Nothing but the lines from the top of the data to the line holding "import numpy as np" should be printed, word for word and both ends included; leave the pictures out.

[BEGIN Exercise data]

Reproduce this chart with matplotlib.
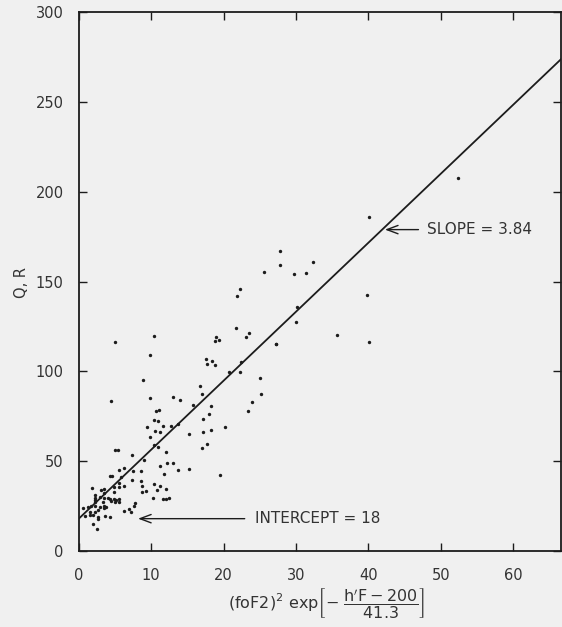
import matplotlib
matplotlib.use("Agg")
import matplotlib.pyplot as plt
import numpy as np

# Observations: index (foF2)^2 exp[-(h'F-200)/41.3] against Q, R
x_obs = [
    5.0, 10.43, 9.88, 8.87, 4.49, 9.88, 12.96, 13.95, 10.61, 11.12,
    10.33, 10.94, 9.36, 11.67, 12.78, 13.74, 10.57, 11.22, 9.83, 15.19,
    10.39, 10.98, 17.51, 17.75, 18.34, 18.78, 18.90, 19.31, 18.83, 21.75,
    23.09, 23.44, 20.75, 22.27, 22.35, 16.74, 16.96, 15.77, 18.20, 18.0,
    17.20, 18.30, 17.13, 17.75, 17.02, 20.14, 19.45, 23.31, 23.94, 25.62,
    22.21, 21.89, 27.18, 25.03, 25.11, 40.12, 27.83, 27.73, 32.39, 29.67,
    31.42, 39.85, 30.18, 29.97, 35.61, 40.03, 27.24, 52.38, 5.04, 5.39,
    7.29, 12.09, 9.0, 12.22, 13.01, 11.26, 13.65, 15.17, 11.77, 8.56,
    8.63, 10.39, 11.22, 10.84, 12.09, 9.23, 8.77, 10.25, 11.67, 12.0,
    12.46, 6.19, 5.59, 7.49, 4.25, 4.59, 5.77, 5.59, 6.19, 7.35,
    4.81, 5.59, 8.73, 1.86, 3.11, 3.43, 3.43, 2.24, 2.28, 2.18,
    4.81, 2.97, 3.48, 3.98, 4.35, 4.49, 4.86, 5.18, 5.50, 5.04,
    5.55, 3.29, 2.28, 1.73, 2.18, 2.87, 3.43, 3.76, 1.22, 0.62,
    7.57, 6.28, 6.98, 7.25, 7.71, 2.24, 2.65, 1.59, 3.43, 2.0,
    2.65, 3.62, 0.86, 4.25, 2.65, 1.6, 1.96, 2.51,
]
y_obs = [
    116.3, 119.6, 109.2, 95.4, 83.3, 85.4, 85.5, 83.9, 77.7, 78.3,
    72.7, 72.5, 69.0, 69.4, 69.8, 70.7, 66.6, 66.2, 63.6, 65.4,
    59.2, 58.0, 106.8, 104.1, 105.9, 103.7, 118.9, 117.6, 116.7, 123.9,
    119.1, 121.2, 99.6, 99.5, 105.3, 92.0, 87.3, 81.1, 80.6, 76.1,
    73.7, 67.6, 66.2, 59.4, 57.5, 69.2, 42.3, 77.9, 82.8, 155.4,
    145.8, 141.7, 115.2, 96.3, 87.2, 186.0, 166.9, 159.0, 160.7, 154.1,
    154.5, 142.6, 135.8, 127.4, 120.5, 116.1, 115.4, 207.6, 56.4, 56.4,
    53.3, 55.3, 50.8, 49.1, 49.1, 47.5, 45.1, 45.6, 42.8, 44.4,
    39.2, 37.1, 36.2, 34.1, 34.7, 33.4, 32.6, 29.7, 28.9, 28.9,
    29.7, 46.2, 45.2, 44.5, 41.6, 41.6, 41.3, 37.8, 36.3, 39.5,
    35.6, 35.4, 36.0, 34.9, 33.9, 34.3, 32.3, 31.2, 29.7, 28.4,
    33.0, 29.9, 29.7, 29.3, 28.8, 27.8, 28.9, 28.2, 28.8, 27.4,
    27.4, 27.3, 27.4, 25.2, 25.2, 24.7, 25.2, 24.3, 24.5, 23.8,
    25.0, 22.3, 23.2, 21.7, 26.7, 21.9, 22.6, 21.7, 23.8, 20.0,
    19.1, 19.5, 19.5, 18.9, 17.6, 20.0, 14.9, 12.4,
]

# Fitted straight line
intercept = 18
slope = 3.84

x_ticks = [0, 10, 20, 30, 40, 50, 60]
y_ticks = [0, 50, 100, 150, 200, 250, 300]

ink = "#1c1c1c"
paper = "#f0f0f0"

plt.rcParams["font.family"] = ["DejaVu Sans"]
plt.rcParams["mathtext.fontset"] = "dejavusans"

fig = plt.figure(figsize=(5.62, 6.27), dpi=100, facecolor=paper)
ax = fig.add_axes([0.1402, 0.1212, 0.858, 0.8596])
ax.set_facecolor(paper)

ax.scatter(x_obs, y_obs, s=6, color=ink, linewidths=0, zorder=3)

xl = np.array([0, 66.6])
ax.plot(xl, intercept + slope * xl, color=ink, lw=1.3, zorder=2)

ax.set_xlim(0, 66.6)
ax.set_ylim(0, 300)
ax.set_xticks(x_ticks)
ax.set_yticks(y_ticks)

for sp in ax.spines.values():
    sp.set_color(ink)
    sp.set_linewidth(1.3)

ax.tick_params(axis="both", direction="in", length=6, width=1.0, color=ink,
               top=True, right=True, labelcolor="#333333", labelsize=10.5)
ax.tick_params(axis="x", pad=12)
ax.tick_params(axis="y", pad=11)

fig.text(22 / 562, 1 - 282 / 627, "Q, R", rotation=90, ha="center", va="center",
         fontsize=10.5, color="#333333")

fig.text(327 / 562, 1 - 604 / 627,
         r"$\mathrm{(foF2)^2\ exp}\left[-\ \dfrac{\mathrm{h'F-200}}{\mathrm{41.3}}\right]$",
         fontsize=11.5, color="#333333", ha="center", va="center")

# Slope annotation
xs = 41.9
ax.annotate("", xy=(xs, intercept + slope * xs), xytext=(47.3, intercept + slope * xs),
            arrowprops=dict(arrowstyle="->,head_length=0.8,head_width=0.3",
                            color=ink, lw=1.0))
ax.text(48.1, intercept + slope * xs, "SLOPE = 3.84", fontsize=11,
        color="#333333", va="center", ha="left")

# Intercept annotation
ax.annotate("", xy=(7.8, intercept), xytext=(23.3, intercept),
            arrowprops=dict(arrowstyle="->,head_length=0.8,head_width=0.3",
                            color=ink, lw=1.0))
ax.text(24.4, intercept, "INTERCEPT = 18", fontsize=11,
        color="#333333", va="center", ha="left")

fig.savefig("out.png", dpi=100, facecolor=paper)
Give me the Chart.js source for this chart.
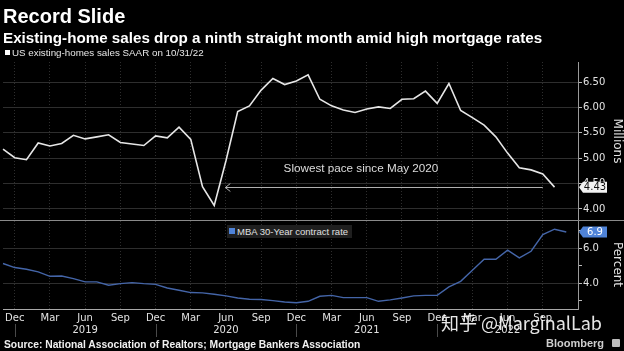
<!DOCTYPE html>
<html lang="en">
<head>
<meta charset="utf-8">
<title>Record Slide</title>
<script src="https://cdn.jsdelivr.net/npm/chart.js@4.4.1/dist/chart.umd.min.js"></script>
<style>
  html, body { margin: 0; padding: 0; background: #000; }
  #wrap { position: relative; width: 624px; height: 351px; overflow: hidden; background: #000;
          font-family: "Liberation Sans", Arial, sans-serif; }
  #chart { position: absolute; left: 0; top: 0; }
  .t { position: absolute; white-space: nowrap; }
  #title { left: 3px; top: 5.5px; font-size: 20px; line-height: 20px; font-weight: bold; color: #fff; }
  #subtitle { left: 3px; top: 30px; font-size: 15.2px; line-height: 15.2px; font-weight: bold; color: #fff; }
  #sq1 { position: absolute; left: 5px; top: 50px; width: 5px; height: 5px; background: #fff; }
  #legend1 { left: 12px; top: 48px; font-size: 9.8px; line-height: 9.8px; color: #e6e6e6; }
  #box2 { position: absolute; left: 227px; top: 225px; width: 125px; height: 13px; background: #1f1f1f; }
  #sq2 { position: absolute; left: 229px; top: 228px; width: 6px; height: 6px; background: #4f83d8; }
  #legend2 { left: 237px; top: 227px; font-size: 9.5px; line-height: 9.5px; color: #e0e0e0; }
  #source { left: 4px; top: 339.6px; font-size: 10.3px; line-height: 10.3px; font-weight: bold; color: #f0f0f0; }
  #brand { left: 546px; top: 337.7px; font-size: 11px; line-height: 11px; font-weight: bold; color: #cfcfcf; }
  #icon { position: absolute; left: 612px; top: 339px; width: 8px; height: 8px; background: #bdbdbd; border-radius: 1px; }
  #mark { left: 441px; top: 312.6px; font-family: "Noto Sans CJK SC", sans-serif; font-size: 18px; line-height: 18px;
          color: rgba(255,255,255,0.9); }
</style>
</head>
<body>
<div id="wrap">
  <canvas id="chart" width="624" height="351"></canvas>
  <div class="t" id="title">Record Slide</div>
  <div class="t" id="subtitle">Existing-home sales drop a ninth straight month amid high mortgage rates</div>
  <div id="sq1"></div>
  <div class="t" id="legend1">US existing-homes sales SAAR on 10/31/22</div>
  <div id="box2"></div>
  <div id="sq2"></div>
  <div class="t" id="legend2">MBA 30-Year contract rate</div>
  <div class="t" id="source">Source: National Association of Realtors; Mortgage Bankers Association</div>
  <div class="t" id="brand">Bloomberg</div>
  <div id="icon"></div>
  <div class="t" id="mark">知乎 @MarginalLab</div>
</div>
<script>
// ===== Categorii: lunile Nov 2018 .. Dec 2022 =====
const monthNames = ["Jan", "Feb", "Mar", "Apr", "May", "Jun", "Jul", "Aug", "Sep", "Oct", "Nov", "Dec"];
const months = [];
for (let i = 0; i < 50; i++) {
  const d = new Date(2018, 10 + i, 1);
  months.push(`${monthNames[d.getMonth()]} ${d.getFullYear()}`);
}
const tickMonths = ["Dec", "Mar", "Jun", "Sep"]; // etichete pe axa X
const yearMonth = "Jun";                          // anul apare sub iunie

// ===== Serii =====
// vanzari case existente SAAR, milioane (Nov 2018 .. Oct 2022)
const sales = [5.18, 5.01, 4.97, 5.30, 5.24, 5.29, 5.45, 5.38, 5.42, 5.46,
  5.31, 5.28, 5.25, 5.44, 5.40, 5.61, 5.37, 4.44, 4.07, 4.95,
  5.92, 6.03, 6.34, 6.57, 6.45, 6.52, 6.64, 6.16, 6.03, 5.95,
  5.90, 5.97, 6.01, 5.98, 6.16, 6.17, 6.32, 6.08, 6.47, 5.94,
  5.80, 5.65, 5.42, 5.10, 4.81, 4.77, 4.69, 4.43];
// MBA 30-Year contract rate, % (Nov 2018 .. Nov 2022)
const rate = [5.13, 4.90, 4.80, 4.65, 4.40, 4.42, 4.27, 4.08, 4.08, 3.89,
  3.98, 4.04, 3.98, 3.94, 3.73, 3.60, 3.47, 3.45, 3.37, 3.28,
  3.16, 3.09, 3.07, 3.01, 2.93, 2.89, 2.97, 3.26, 3.31, 3.18,
  3.18, 3.18, 2.97, 3.05, 3.16, 3.28, 3.31, 3.31, 3.79, 4.11,
  4.74, 5.37, 5.37, 5.89, 5.45, 5.83, 6.78, 7.09, 6.93];

// ===== Ticks axe Y =====
const salesTicks = [4.0, 4.5, 5.0, 5.5, 6.0, 6.5];
const rateTicks = [3, 4, 5, 6, 7];

// ===== Adnotare =====
const noteText = "Slowest pace since May 2020";
const arrowFrom = 18.95; // index luna (May 2020 ~)
const arrowTo = 46;      // Sep 2022

const GRID = "#2e2e2e";
const TEXT = "#e2e2e2";

function valueTag(ctx, left, yPix, text, fill, color) {
  const h = 5.5;
  ctx.beginPath();
  ctx.moveTo(left + 1, yPix);
  ctx.lineTo(left + 5, yPix - h);
  ctx.lineTo(left + 29, yPix - h);
  ctx.lineTo(left + 29, yPix + h);
  ctx.lineTo(left + 5, yPix + h);
  ctx.closePath();
  ctx.fillStyle = fill;
  ctx.fill();
  ctx.fillStyle = color;
  ctx.font = '10px "DejaVu Sans"';
  ctx.textAlign = "center";
  ctx.textBaseline = "middle";
  ctx.fillText(text, left + 17, yPix + 0.5);
}

const overlay = {
  id: "overlay",
  afterDraw(chart) {
    const { ctx, scales: { x, ySales, yRate } } = chart;
    ctx.save();

    // linie de separare intre panouri
    ctx.strokeStyle = "#8a8a8a";
    ctx.lineWidth = 1;
    ctx.beginPath();
    ctx.moveTo(0, Math.round(ySales.bottom) + 0.5);
    ctx.lineTo(chart.width, Math.round(ySales.bottom) + 0.5);
    ctx.stroke();

    // separatori de an sub axa X
    ctx.strokeStyle = "#4a4a4a";
    months.forEach((m, i) => {
      if (!m.startsWith("Dec")) return;
      const px = Math.round(x.getPixelForValue(i)) + 0.5;
      if (px > x.right - 2) return;
      ctx.beginPath();
      ctx.moveTo(px, 324);
      ctx.lineTo(px, 337);
      ctx.stroke();
    });

    // sageata + text
    const last = sales[sales.length - 1];
    const ay = Math.round(ySales.getPixelForValue(last)) + 0.5;
    const ax1 = x.getPixelForValue(arrowFrom);
    const ax2 = x.getPixelForValue(arrowTo);
    ctx.strokeStyle = "#b0b0b0";
    ctx.beginPath();
    ctx.moveTo(ax1, ay);
    ctx.lineTo(ax2, ay);
    ctx.moveTo(ax1 + 5, ay - 4);
    ctx.lineTo(ax1, ay);
    ctx.lineTo(ax1 + 5, ay + 4);
    ctx.stroke();
    ctx.fillStyle = "#dcdcdc";
    ctx.font = '11.7px "Liberation Sans"';
    ctx.textAlign = "center";
    ctx.textBaseline = "alphabetic";
    ctx.fillText(noteText, x.getPixelForValue(30.5), ay - 15.5);

    // etichete valori curente
    valueTag(ctx, ySales.left, ySales.getPixelForValue(last), last.toFixed(2), "#f2f2f2", "#111");
    const lastRate = rate[rate.length - 1];
    valueTag(ctx, yRate.left, yRate.getPixelForValue(lastRate), lastRate.toFixed(1), "#4f83d8", "#fff");

    ctx.restore();
  }
};

const ctx = document.getElementById("chart").getContext("2d");
new Chart(ctx, {
  type: "line",
  data: {
    labels: months,
    datasets: [
      { data: sales, yAxisID: "ySales", borderColor: "#e6e6e6", borderWidth: 1.6, pointRadius: 0, tension: 0 },
      { data: rate, yAxisID: "yRate", borderColor: "#4465a8", borderWidth: 1.4, pointRadius: 0, tension: 0 }
    ]
  },
  options: {
    responsive: false,
    animation: false,
    devicePixelRatio: 1,
    layout: { padding: { top: 62, left: 0, right: 0, bottom: 0 } },
    plugins: { legend: { display: false }, tooltip: { enabled: false } },
    scales: {
      x: {
        type: "category",
        offset: false,
        afterFit: s => { s.height = 42; },
        grid: {
          drawTicks: false,
          color: c => tickMonths.includes(months[c.index]?.split(" ")[0]) ? GRID : "transparent"
        },
        border: { display: true, color: "#a8a8a8", dash: [1, 2] },
        ticks: {
          autoSkip: false, maxRotation: 0, minRotation: 0, padding: 3,
          color: TEXT, font: { family: "DejaVu Sans", size: 10 },
          callback: (v, i) => {
            if (i === months.length - 1) return "";
            const [mon, yr] = months[i].split(" ");
            if (!tickMonths.includes(mon)) return "";
            return mon === yearMonth ? [mon, yr] : mon;
          }
        }
      },
      ySales: {
        type: "linear", position: "right", stack: "right", stackWeight: 158,
        min: 3.783, max: 6.894,
        afterFit: s => { s.width = 46; },
        afterBuildTicks: s => { s.ticks = salesTicks.map(v => ({ value: v })); },
        grid: { color: GRID, tickColor: "#bbbbbb", tickLength: 4 },
        border: { color: "#9a9a9a" },
        ticks: { autoSkip: false, padding: 1, color: TEXT, font: { family: "DejaVu Sans", size: 10 }, callback: v => v.toFixed(2) },
        title: { display: true, text: "Millions", color: TEXT, padding: 0, font: { family: "DejaVu Sans", size: 12 } }
      },
      yRate: {
        type: "linear", position: "right", stack: "right", stackWeight: 89,
        min: 2.531, max: 7.617,
        afterFit: s => { s.width = 46; },
        afterBuildTicks: s => { s.ticks = rateTicks.map(v => ({ value: v })); },
        grid: { color: c => (c.tick && c.tick.value % 2 === 0) ? GRID : "transparent", tickColor: "#bbbbbb", tickLength: 4 },
        border: { color: "#9a9a9a" },
        ticks: { autoSkip: false, padding: 1, color: TEXT, font: { family: "DejaVu Sans", size: 10 }, callback: v => (v % 2 === 0 && v < 7) ? v.toFixed(1) : "" },
        title: { display: true, text: "Percent", color: TEXT, padding: 0, font: { family: "DejaVu Sans", size: 12 } }
      }
    }
  },
  plugins: [overlay]
});
</script>
</body>
</html>
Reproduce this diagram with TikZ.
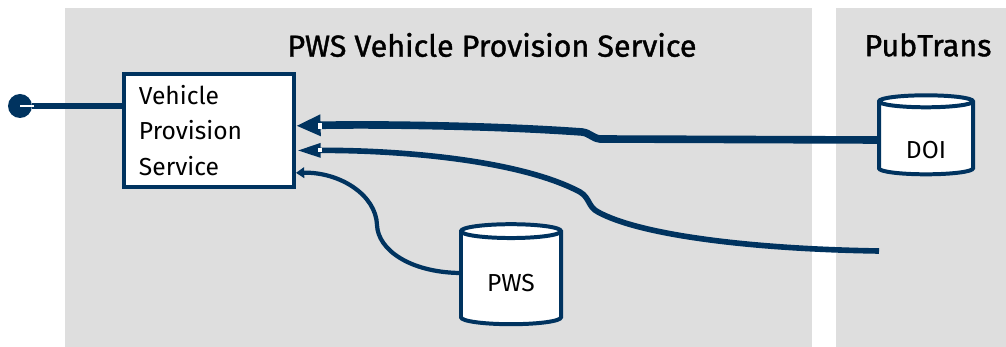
\documentclass[tikz,border=0pt]{standalone}
\usepackage{fontspec}
\setmainfont{Fira Sans}
\newfontfamily\titlefont{Fira Sans}[BoldFont={Fira Sans},BoldFeatures={FakeBold=1.2}]
\usetikzlibrary{arrows.meta}
\usetikzlibrary{shapes.geometric}
\definecolor{pwsblue}{HTML}{00335F}
\definecolor{lanegray}{HTML}{DEDEDE}

\begin{document}
\begin{tikzpicture}[x=0.03cm,y=-0.03cm,
		lanetitle/.style={font=\titlefont\bfseries\fontsize{26}{28}\selectfont},
		svcbox/.style={draw=pwsblue,line width=3.4pt,fill=white,anchor=north west,
			text width=4.2cm,inner xsep=0.45cm,inner ysep=0pt,minimum height=3.39cm,
			align=left,font=\fontsize{21}{30.3}\selectfont},
		store/.style={cylinder,shape border rotate=90,draw=pwsblue,line width=3.4pt,
			fill=white,aspect=0.25,font=\fontsize{21}{22}\selectfont},
		flow/.style={draw=pwsblue},
		notch/.style={fill=white}]
		\useasboundingbox (0,0) rectangle (1006,347);
		
		% lanes
		\fill[lanegray] (65,8) rectangle (812,347);
		\fill[lanegray] (836,8) rectangle (1006,347);
		\node[lanetitle] (pwstitle) at (492,45) {PWS Vehicle Provision Service};
		\node[lanetitle] (pttitle) at (928,45) {PubTrans};
		
		\node[svcbox] (vps) at (122,72) {Vehicle\\Provision\\Service};
		\node[store,minimum width=2.82cm,minimum height=2.37cm,text height=31pt] (doi) at (926,140) {DOI};
		\node[store,minimum width=3cm,minimum height=3cm,text height=20pt] (pws) at (511,280) {PWS};
		\node[circle,fill=pwsblue,inner sep=0pt,minimum size=0.72cm] (port) at (20,106) {};
		\coordinate (pubin) at (879,251);
		
		% port
		\draw[pwsblue,line width=4.6pt] (port.east) -- (port.east -| vps.west);
		\draw[white,line width=2pt] (port.center) -- ([xshift=0.06cm]port.east);
		
		% flows into the service
		\draw[flow,line width=6.5pt,-{Triangle[length=21pt,width=17pt]}] (doi.west)
			-- (600,139) .. controls (592,138) and (590,133) .. (582,132)
			.. controls (500,126) and (380,124) .. ([yshift=0.14cm]vps.east);
		\draw[flow,line width=4.8pt,-{Triangle[length=21pt,width=11pt]}] (pubin)
			.. controls (750,249) and (640,235) .. (598,212)
			.. controls (588,207) and (590,198) .. (580,192)
			.. controls (520,160) and (400,150) .. ([yshift=-0.6cm]vps.east);
		\draw[flow,line width=3.6pt,-{Triangle[length=7pt,width=9pt]}] ([yshift=0.21cm]pws.west)
			.. controls (410,272) and (378,250) .. (377,225)
			.. controls (376,195) and (340,172) .. ([yshift=-1.27cm]vps.east);
		\fill[notch] ([shift={(0.66cm,0.05cm)}]vps.east) rectangle ([shift={(0.78cm,0.23cm)}]vps.east);
		\fill[notch] ([shift={(0.66cm,-0.66cm)}]vps.east) rectangle ([shift={(0.77cm,-0.54cm)}]vps.east);
	\end{tikzpicture}
\end{document}
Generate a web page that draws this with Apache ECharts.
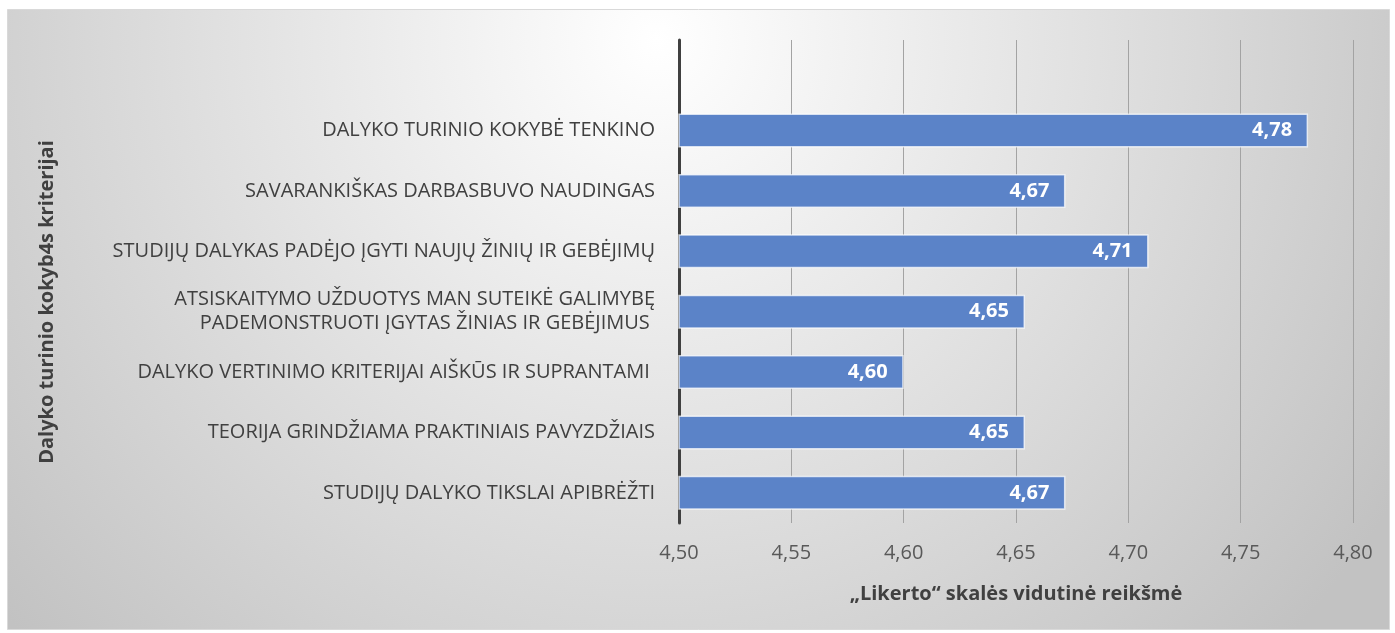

[END Exercise data]

Written response:
Reproduce this chart with matplotlib.
import matplotlib
matplotlib.use("Agg")
import matplotlib.pyplot as plt
import numpy as np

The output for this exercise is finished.